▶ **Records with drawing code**
········

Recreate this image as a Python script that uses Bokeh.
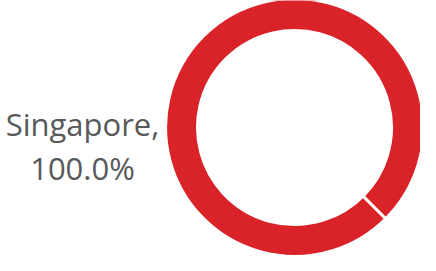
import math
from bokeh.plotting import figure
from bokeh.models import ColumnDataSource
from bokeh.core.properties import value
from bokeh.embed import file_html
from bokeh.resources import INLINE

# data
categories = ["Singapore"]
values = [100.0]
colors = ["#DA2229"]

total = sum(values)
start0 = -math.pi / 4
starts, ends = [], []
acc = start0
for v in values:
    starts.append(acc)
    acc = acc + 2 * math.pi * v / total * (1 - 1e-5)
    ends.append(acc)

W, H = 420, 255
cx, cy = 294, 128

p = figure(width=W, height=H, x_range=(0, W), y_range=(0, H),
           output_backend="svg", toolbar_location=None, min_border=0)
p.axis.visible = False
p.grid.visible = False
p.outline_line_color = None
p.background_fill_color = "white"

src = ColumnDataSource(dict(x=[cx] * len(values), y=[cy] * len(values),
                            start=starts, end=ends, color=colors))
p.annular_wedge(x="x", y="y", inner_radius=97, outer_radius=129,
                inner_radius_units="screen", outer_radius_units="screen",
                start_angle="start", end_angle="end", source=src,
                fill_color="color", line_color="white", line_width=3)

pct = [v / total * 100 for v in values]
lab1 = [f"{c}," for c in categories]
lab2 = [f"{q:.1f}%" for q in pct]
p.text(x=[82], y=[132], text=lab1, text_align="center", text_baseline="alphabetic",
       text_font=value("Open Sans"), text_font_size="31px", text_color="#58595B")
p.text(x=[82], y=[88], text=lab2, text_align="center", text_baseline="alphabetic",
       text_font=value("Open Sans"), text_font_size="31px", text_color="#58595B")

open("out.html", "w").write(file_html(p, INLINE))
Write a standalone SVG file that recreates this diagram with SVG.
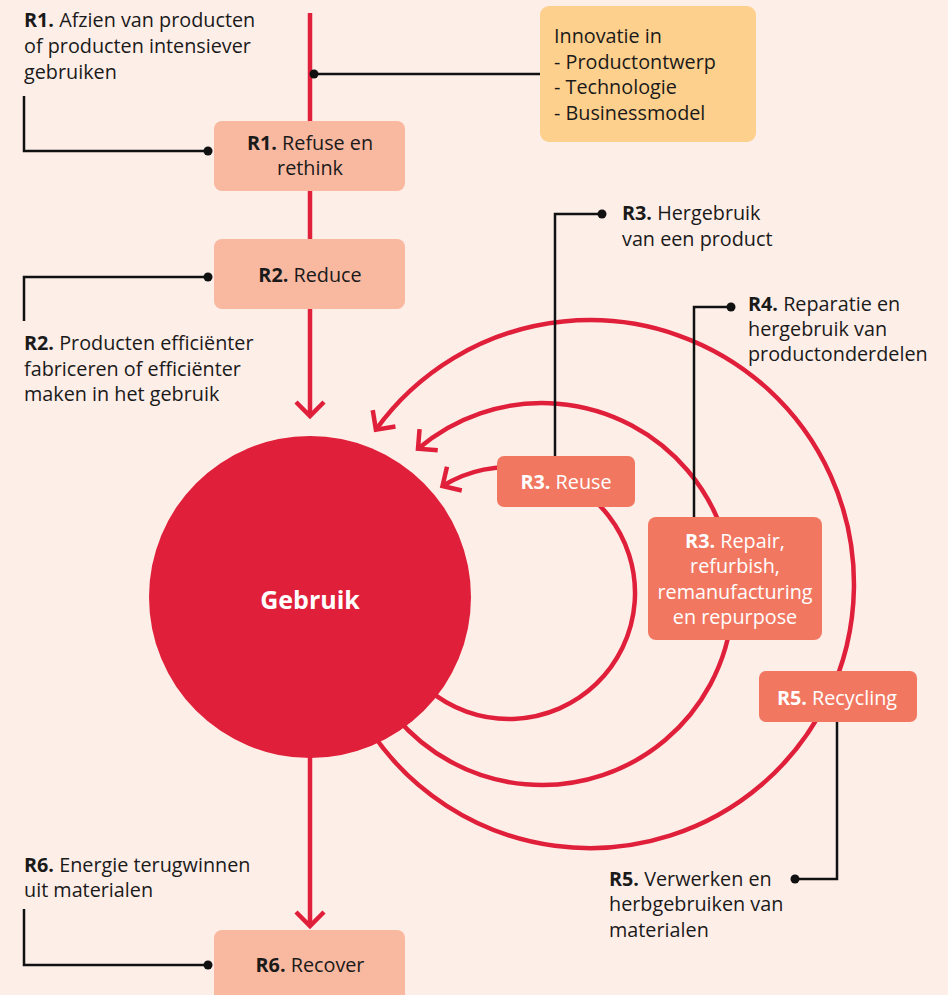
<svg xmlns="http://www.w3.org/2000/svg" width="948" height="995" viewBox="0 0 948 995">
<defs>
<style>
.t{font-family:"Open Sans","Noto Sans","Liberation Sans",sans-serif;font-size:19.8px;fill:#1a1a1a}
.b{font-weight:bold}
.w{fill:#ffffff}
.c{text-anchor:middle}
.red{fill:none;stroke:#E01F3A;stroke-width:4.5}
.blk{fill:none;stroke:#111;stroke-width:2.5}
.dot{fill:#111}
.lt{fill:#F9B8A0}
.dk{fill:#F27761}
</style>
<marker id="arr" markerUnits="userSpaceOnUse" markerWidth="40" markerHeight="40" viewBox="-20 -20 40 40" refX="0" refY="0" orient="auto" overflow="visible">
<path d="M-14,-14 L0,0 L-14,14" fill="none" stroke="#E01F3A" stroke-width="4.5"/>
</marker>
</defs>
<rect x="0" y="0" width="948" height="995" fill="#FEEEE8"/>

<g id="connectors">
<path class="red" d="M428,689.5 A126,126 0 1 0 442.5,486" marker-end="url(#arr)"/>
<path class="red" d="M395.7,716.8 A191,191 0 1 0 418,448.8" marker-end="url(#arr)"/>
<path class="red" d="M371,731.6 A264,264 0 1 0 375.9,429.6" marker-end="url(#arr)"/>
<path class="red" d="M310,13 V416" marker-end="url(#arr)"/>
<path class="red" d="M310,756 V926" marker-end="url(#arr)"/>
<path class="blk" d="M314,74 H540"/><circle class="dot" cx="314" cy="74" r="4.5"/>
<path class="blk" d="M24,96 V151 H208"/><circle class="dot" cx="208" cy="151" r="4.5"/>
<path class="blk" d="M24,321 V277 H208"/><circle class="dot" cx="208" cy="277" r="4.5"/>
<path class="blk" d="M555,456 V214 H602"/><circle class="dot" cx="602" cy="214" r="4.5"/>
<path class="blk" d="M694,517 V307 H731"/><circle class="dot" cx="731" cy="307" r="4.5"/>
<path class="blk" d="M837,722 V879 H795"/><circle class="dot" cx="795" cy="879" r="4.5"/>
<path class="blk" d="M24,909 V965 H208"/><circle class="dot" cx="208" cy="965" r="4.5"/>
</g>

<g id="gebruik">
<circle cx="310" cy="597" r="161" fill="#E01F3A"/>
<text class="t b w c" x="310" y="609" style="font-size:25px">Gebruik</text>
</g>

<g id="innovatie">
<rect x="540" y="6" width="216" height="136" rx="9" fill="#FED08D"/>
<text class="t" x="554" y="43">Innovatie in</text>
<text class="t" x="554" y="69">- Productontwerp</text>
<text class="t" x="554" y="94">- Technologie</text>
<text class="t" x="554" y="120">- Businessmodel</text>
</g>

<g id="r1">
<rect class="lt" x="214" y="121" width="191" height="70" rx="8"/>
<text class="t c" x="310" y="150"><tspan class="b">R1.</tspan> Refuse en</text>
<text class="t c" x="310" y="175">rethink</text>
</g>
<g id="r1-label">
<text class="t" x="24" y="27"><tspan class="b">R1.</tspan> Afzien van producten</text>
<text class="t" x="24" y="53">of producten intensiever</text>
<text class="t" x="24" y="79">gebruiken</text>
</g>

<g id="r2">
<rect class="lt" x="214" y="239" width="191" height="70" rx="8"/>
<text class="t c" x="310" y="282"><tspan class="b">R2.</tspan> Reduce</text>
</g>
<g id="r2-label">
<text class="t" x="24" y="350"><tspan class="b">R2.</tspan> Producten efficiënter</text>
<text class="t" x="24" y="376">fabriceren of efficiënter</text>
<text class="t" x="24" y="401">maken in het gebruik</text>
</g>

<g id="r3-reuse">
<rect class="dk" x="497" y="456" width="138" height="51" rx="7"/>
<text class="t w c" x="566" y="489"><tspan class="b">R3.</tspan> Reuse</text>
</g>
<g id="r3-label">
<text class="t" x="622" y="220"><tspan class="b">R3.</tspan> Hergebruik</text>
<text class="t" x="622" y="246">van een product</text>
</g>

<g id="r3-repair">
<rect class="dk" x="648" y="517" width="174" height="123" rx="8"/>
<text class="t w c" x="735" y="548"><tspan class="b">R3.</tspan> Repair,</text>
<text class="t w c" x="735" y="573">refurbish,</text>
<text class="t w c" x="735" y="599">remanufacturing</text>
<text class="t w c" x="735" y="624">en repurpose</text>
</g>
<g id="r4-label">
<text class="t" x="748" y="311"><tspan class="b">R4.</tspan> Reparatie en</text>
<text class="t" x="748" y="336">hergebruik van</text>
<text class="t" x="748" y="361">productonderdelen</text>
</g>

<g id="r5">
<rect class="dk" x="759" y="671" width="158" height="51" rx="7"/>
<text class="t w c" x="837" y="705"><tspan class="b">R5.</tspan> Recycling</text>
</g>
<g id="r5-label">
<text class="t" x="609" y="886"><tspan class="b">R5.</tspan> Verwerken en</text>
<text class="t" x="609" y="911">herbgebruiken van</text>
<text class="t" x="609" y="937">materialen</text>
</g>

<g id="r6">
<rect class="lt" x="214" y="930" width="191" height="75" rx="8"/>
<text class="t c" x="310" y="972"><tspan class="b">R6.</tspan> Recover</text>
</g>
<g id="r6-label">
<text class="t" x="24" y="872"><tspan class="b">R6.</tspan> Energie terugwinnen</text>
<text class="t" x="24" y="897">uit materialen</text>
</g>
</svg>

········

▶ **EXERCISE PROMPT**
Identify the lines that hold the word "this". Copy every one of them.

▶ **FULL RESPONSE**
Recreate this image as a Python script that uses Bokeh.
Write a standalone SVG file that recreates this diagram with SVG.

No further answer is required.